President Henry B. Eyring said, "When you meet someone, treat them as if they were in serious trouble, and you will be right more than half the time." Just because someone has their "happy face" on doesn't always mean that they're really doing okay. The waitress who messed up your order, it might be her first day on the job. Your coworker who keeps on forgetting to do something you asked him to do may have a lot on his plate at home. Your professor might not be feeling well. Your bishop may be feeling particularly overwhelmed or inadequate. The upstairs neighbor maybe was short with you because she just got some bad news. Maybe he's battling depression. Maybe she's secretly struggling with an addiction to pornography. Perhaps he is trying to keep his marriage together. For all you know, she's been hurt in every other relationship and is hesitant about starting this new one. Maybe he had to stay up with his sick child all last night. Possibly, she hates her job as a telemarketer and really would prefer not to talk to you either but it's the only job she's been able to get to help support her family.  We have no idea.

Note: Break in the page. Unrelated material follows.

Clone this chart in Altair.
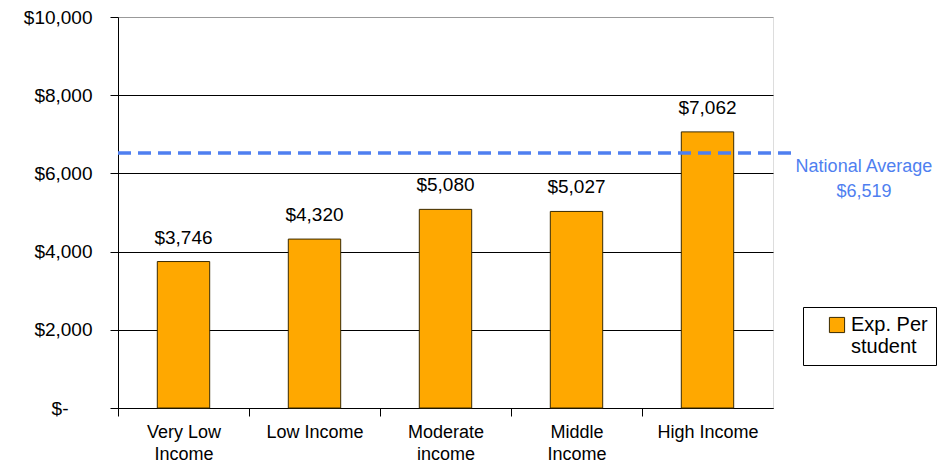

I love the verse in the hymn, "Lord, I Would Follow Thee" which says,

"In the quiet heart is hidden
Sorrow that the eye can't see.
Who am I to judge another?
Lord, I would follow thee."

So I guess I'm learning two lessons from all of this... One, since we're all so good at covering things up, we rarely, if ever, have the whole picture; we do not know the behind-the-scenes. And, two, we might as well err on the side of kindness when interacting with others. Give others the benefit of the doubt. If they're going through something hard, then we'll be glad that we were nice to them. If they're not going through something hard, then we've still been nice to them and too much niceness never hurt anyone.